Nelle nostre riforme mancate dell’università italiana spesso indichiamo gli atenei di eccellenza come una necessità. Ci sono negli Stati Uniti, accanto a tantissime università con ottima didattica, e si reggono endogenamente sulla loro reputazione. Ci sono in Europa. Spesso nascono con afflato dirigistico da decisioni governative, come in Francia, o da schemi complessi e perfettibili ma efficaci come quello britannico, fatto di valutazione e riconoscimento economico e di carriera ai più bravi.
In Italia non ci sono. Forse ci saranno.
Auspicare atenei di eccellenza non significa chiedere meno università, anzi.

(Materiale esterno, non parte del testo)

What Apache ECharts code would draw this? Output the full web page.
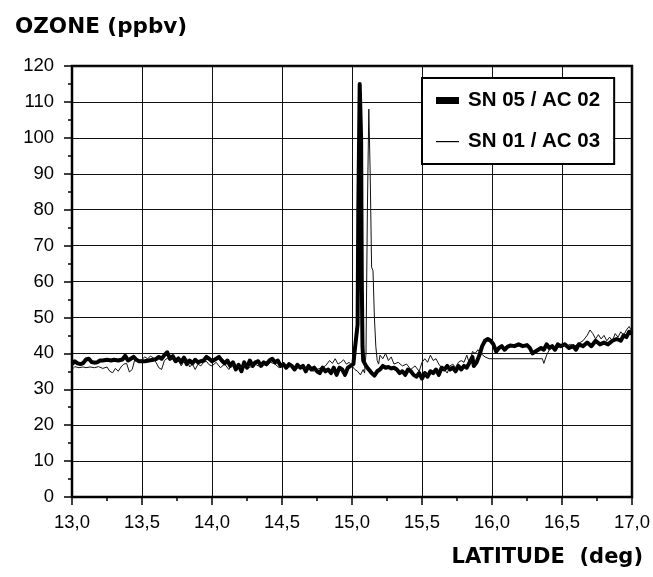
<!DOCTYPE html>
<html>
<head>
<meta charset="utf-8">
<script src="https://cdn.jsdelivr.net/npm/echarts@6/dist/echarts.min.js"></script>
<style>
html,body{margin:0;padding:0;background:#fff;}
#chart{width:653px;height:577px;}
</style>
</head>
<body>
<div id="chart"></div>
<script>
// ---- Data ----
const seriesNames = ['SN 05 / AC 02', 'SN 01 / AC 03'];
const yTicks = [0,10,20,30,40,50,60,70,80,90,100,110,120];
const xTicks = ['13,0','13,5','14,0','14,5','15,0','15,5','16,0','16,5','17,0'];

// SN 05 / AC 02 (thick)
const thickLat = [13.00,13.02,13.04,13.06,13.08,13.10,13.12,13.14,13.16,13.18,13.20,13.22,13.25,13.28,13.30,13.33,13.36,13.38,13.40,13.42,13.44,13.46,13.48,13.50,13.52,13.55,13.58,13.60,13.62,13.64,13.66,13.68,13.70,13.72,13.74,13.76,13.78,13.80,13.82,13.84,13.86,13.88,13.90,13.92,13.94,13.96,13.98,
14.00,14.03,14.05,14.07,14.09,14.11,14.13,14.15,14.17,14.19,14.21,14.23,14.25,14.27,14.29,14.31,14.33,14.35,14.37,14.39,14.41,14.43,14.45,14.47,14.49,14.51,14.53,14.55,14.57,14.59,14.61,14.63,14.65,14.67,14.69,14.71,14.73,14.75,14.77,14.79,14.81,14.83,14.85,14.87,14.89,14.91,14.93,14.95,14.97,14.99,
15.01,15.02,15.03,15.04,15.045,15.055,15.065,15.07,15.075,15.08,15.09,15.10,15.12,15.14,15.16,15.18,15.20,15.22,15.24,15.26,15.28,15.30,15.32,15.34,15.36,15.38,15.40,15.42,15.44,15.46,15.48,15.50,15.52,15.54,15.56,15.58,15.60,15.62,15.64,15.66,15.68,15.70,15.72,15.74,15.76,15.78,15.80,15.82,15.84,15.86,15.87,15.89,15.91,15.93,15.95,15.97,15.99,
16.01,16.03,16.05,16.07,16.09,16.11,16.13,16.16,16.19,16.22,16.25,16.27,16.29,16.31,16.33,16.35,16.37,16.39,16.41,16.43,16.45,16.47,16.49,16.52,16.55,16.58,16.60,16.62,16.65,16.68,16.71,16.74,16.77,16.80,16.83,16.86,16.89,16.92,16.94,16.96,16.98,17.00];
const thickVal = [37.0,37.8,37.2,37.0,37.3,38.3,38.5,37.6,37.4,37.5,38.0,38.0,38.2,38.0,38.2,38.0,38.3,39.3,38.0,38.5,39.0,38.2,37.8,37.8,37.8,38.0,38.2,38.4,39.0,38.5,39.5,40.3,38.5,39.2,37.8,38.6,37.5,38.8,37.0,38.0,37.2,38.2,37.5,37.8,38.0,39.0,38.5,
37.8,38.5,39.0,38.0,37.2,38.0,36.5,37.5,35.5,36.8,35.0,37.5,36.0,38.0,36.5,37.5,37.8,36.5,37.5,37.0,38.0,38.5,37.5,38.0,36.5,37.0,36.0,37.0,36.5,35.5,36.8,36.0,36.5,35.0,36.5,35.5,36.0,35.0,34.5,36.0,35.0,35.5,34.5,36.0,34.0,36.0,35.5,34.0,36.0,36.5,
37.0,41.0,44.5,48.0,80.0,115.0,100.0,60.0,42.0,38.0,37.5,36.5,35.5,34.5,33.8,35.0,35.5,36.5,36.0,36.2,35.8,36.0,35.5,34.5,35.0,34.0,35.5,35.0,34.0,33.5,34.5,33.0,34.5,33.5,35.0,34.5,35.5,34.0,36.0,35.5,36.5,35.5,36.0,35.0,36.5,35.5,36.5,36.0,37.5,39.0,36.5,37.5,39.5,42.0,43.5,44.0,43.5,
42.5,40.5,41.5,42.0,41.0,41.8,42.2,42.0,42.5,42.0,42.3,41.5,40.0,40.5,41.0,41.5,41.0,42.5,41.5,42.0,41.0,42.5,42.0,42.5,41.5,42.0,41.0,42.5,42.0,43.0,42.0,43.5,42.5,43.0,42.5,43.5,44.0,43.5,45.0,44.5,46.0,45.5];

// SN 01 / AC 03 (thin)
const thinLat = [13.00,13.02,13.05,13.08,13.10,13.13,13.16,13.19,13.22,13.25,13.27,13.29,13.31,13.33,13.35,13.37,13.39,13.41,13.43,13.45,13.47,13.49,13.52,13.54,13.56,13.58,13.60,13.62,13.64,13.66,13.68,13.70,13.72,13.74,13.76,13.78,13.80,13.82,13.84,13.86,13.88,13.90,13.92,13.94,13.96,13.98,
14.00,14.03,14.06,14.09,14.12,14.15,14.18,14.21,14.24,14.27,14.30,14.33,14.36,14.39,14.42,14.45,14.48,14.51,14.54,14.57,14.60,14.63,14.66,14.69,14.72,14.75,14.78,14.81,14.84,14.86,14.88,14.90,14.92,14.94,14.96,14.98,
15.00,15.02,15.04,15.06,15.08,15.09,15.10,15.11,15.12,15.13,15.14,15.15,15.16,15.17,15.18,15.19,15.20,15.22,15.24,15.26,15.28,15.30,15.33,15.36,15.39,15.42,15.45,15.48,15.50,15.52,15.54,15.56,15.58,15.60,15.62,15.64,15.66,15.68,15.70,15.72,15.74,15.76,15.78,15.80,15.82,15.84,15.86,15.88,15.90,15.92,15.95,15.98,
16.36,16.37,16.39,16.41,16.44,16.47,16.50,16.53,16.56,16.59,16.62,16.65,16.68,16.70,16.72,16.74,16.76,16.78,16.80,16.82,16.84,16.86,16.88,16.90,16.92,16.94,16.96,16.98,17.00];
const thinVal = [35.5,36.3,36.0,36.2,36.0,36.2,36.0,36.3,35.8,36.2,35.0,34.6,35.8,35.0,36.2,37.0,37.2,34.8,35.5,38.5,37.5,38.0,39.0,38.5,39.2,38.8,37.5,36.0,35.5,38.0,38.6,38.0,39.5,37.5,38.5,36.5,37.8,38.5,36.2,37.0,35.5,37.0,36.5,37.5,37.8,36.8,
36.5,37.5,36.0,37.0,35.5,37.0,36.5,36.0,37.0,36.0,37.2,36.5,37.0,36.5,37.5,37.0,36.0,37.5,36.0,36.5,35.5,36.5,35.8,36.2,35.0,35.5,36.0,36.5,38.0,37.2,38.5,37.0,37.5,38.2,37.0,37.5,
36.5,35.5,35.0,34.0,35.5,34.5,40.0,80.0,108.0,90.0,64.0,63.0,50.0,42.0,38.0,37.0,39.5,38.5,40.0,38.0,39.0,37.0,37.5,36.5,37.0,35.5,36.5,35.0,37.5,38.5,37.5,39.5,38.0,38.5,37.0,36.0,35.5,34.5,36.5,37.0,36.0,37.5,38.0,37.5,39.5,37.0,40.5,40.0,41.0,40.0,39.0,38.5,
38.5,37.2,39.5,41.0,42.0,41.5,42.3,42.0,42.5,42.0,42.8,43.5,45.0,46.5,45.5,44.0,45.2,44.0,45.0,43.5,44.5,43.5,45.5,44.5,46.0,45.0,46.5,47.5,46.0];

const thickData = thickLat.map((x, i) => [x, thickVal[i]]);
const thinData = thinLat.map((x, i) => [x, thinVal[i]]);

const chart = echarts.init(document.getElementById('chart'), null, {renderer: 'canvas'});
const labelFont = "'Liberation Sans', Arial, sans-serif";
const titleFont = "'DejaVu Sans', sans-serif";

chart.setOption({
  animation: false,
  backgroundColor: '#fff',
  title: [
    {text: 'OZONE (ppbv)', left: 10, top: 11,
     textStyle: {fontFamily: titleFont, fontWeight: 'bold', fontSize: 21.5, color: '#000'}},
    {text: 'LATITUDE  (deg)', right: 5, top: 542,
     textStyle: {fontFamily: titleFont, fontWeight: 'bold', fontSize: 21, color: '#000'}}
  ],
  legend: {
    orient: 'vertical',
    left: 422, top: 78,
    width: 195,
    padding: [12, 14, 12, 14],
    itemGap: 20,
    itemWidth: 23,
    itemHeight: 7,
    backgroundColor: '#fff',
    borderColor: '#000',
    borderWidth: 2,
    textStyle: {fontFamily: labelFont, fontWeight: 'bold', fontSize: 20.5, color: '#000', lineHeight: 20, padding: [0,0,0,4]},
    data: [
      {name: seriesNames[0], icon: 'rect'},
      {name: seriesNames[1], icon: 'path://M0,0 L0,0 M0,3 L23,3 L23,4.2 L0,4.2 Z M23,7 L23,7'}
    ]
  },
  grid: {left: 72, right: 21, top: 66, bottom: 80, show: true, borderColor: '#000', borderWidth: 2.5, backgroundColor: 'transparent'},
  xAxis: {
    type: 'value', min: 13, max: 17, interval: 0.5,
    axisLine: {show: true, onZero: false, lineStyle: {color: '#000', width: 2}},
    axisTick: {show: true, length: 8, lineStyle: {color: '#000', width: 1.5}},
    minorTick: {show: true, splitNumber: 2, length: 4, lineStyle: {color: '#000', width: 1.5}},
    axisLabel: {margin: 16, fontFamily: labelFont, fontSize: 18.5, color: '#000',
      formatter: v => xTicks[Math.round((v - 13) / 0.5)] || ''},
    splitLine: {show: true, lineStyle: {color: '#111', width: 1}}
  },
  yAxis: {
    type: 'value', min: 0, max: 120, interval: 10,
    axisLine: {show: true, onZero: false, lineStyle: {color: '#000', width: 2}},
    axisTick: {show: true, length: 8, lineStyle: {color: '#000', width: 1.5}},
    minorTick: {show: true, splitNumber: 2, length: 4, lineStyle: {color: '#000', width: 1.5}},
    axisLabel: {margin: 18, fontFamily: labelFont, fontSize: 18.5, color: '#000',
      formatter: v => (yTicks.indexOf(v) >= 0 ? String(v) : '')},
    splitLine: {show: true, lineStyle: {color: '#111', width: 1}}
  },
  series: [
    {name: seriesNames[0], type: 'line', data: thickData, showSymbol: false, symbol: 'none',
     color: '#000', lineStyle: {color: '#000', width: 4, join: 'round'}, z: 3},
    {name: seriesNames[1], type: 'line', data: thinData, showSymbol: false, symbol: 'none',
     color: '#000', lineStyle: {color: '#111', width: 1}, z: 4}
  ]
});
</script>
</body>
</html>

E non vuol dire essere a favore di pochi atenei. Va condiviso quanto diceva Luigi Einaudi: “Poiché in Italia gli studenti universitari dagli attuali 150 mila circa dovranno in qualche decennio giungere al milione, sarà d’uopo, senza gonfiamento di quelli esistenti, crescere gradualmente il numero degli istituti universitari dai 20 o 30 attuali a 50 e poi a 70 e poi a cento e più. Né, con un milione di studenti e con cento istituti universitari crescerà la disoccupazione falsamente detta intellettuale; anzi diminuirà, perché non si è mai visto che il possesso del sapere – cosa ben diversa dal possesso del pezzo di carta – cresca la difficoltà di trovar lavoro.”
Guardare i numeri dell’università, che parlano di crescente declino di immatricolazioni nelle università italiane, genera dentro di me rabbia e un po’ di sgomento. Perché vi è la schizofrenia di chi ci governa, che da un lato, quello europeo, ci chiede di arrivare entro il 2020 al 40% di studenti laureati tra la popolazione di giovani tra i 30 e 35 anni, e noi che oggi, a causa di politiche universitarie stanche e poco ambiziose e di politiche economiche di tagli lineari, siamo al terz’ultimo posto nell’Unione con un tasso inferiore al 25%.
In attesa che arrivino gli atenei di eccellenza (vicino a tantissime altre università che formano per il lavoro con una grande didattica), in attesa che si rispetti davvero Europa 2020, ci si deve ricordare del perché in tutto il mondo si cerca di concentrare i migliori cervelli in un solo luogo anziché disperderli: perché parlano tra loro, magari a pranzo, e parlando, ricercano e inventano.
In attesa che arrivino, la Fondazione Resta ha voluto riunire le diverse scuole romane per far entrare aria di diversità, ma soprattutto di confronto tra eccellenze in ognuna delle nostre Facoltà o Macroaree, a tutto vantaggio della ricerca, dei giovani, delle istituzioni, del territorio, del dibattito economico, della crescita culturale di ognuno di noi e dei cittadini. Nel fare ciò la Fondazione pensa di avere contribuito nel suo piccolo all’avvio di una grande opportunità. La disponibilità della Regione e del suo Presidente rappresentano uno stimolo ulteriore importante. I prossimi passi che compiremo saranno decisivi per capire se abbiamo avuto ragione.
Rimanendo in scorata attesa che il Governo e l’Europa si sveglino e ridiano all’Università il ruolo centrale che dovrà avere se veramente vogliamo ricostruire questo Paese e questo continente.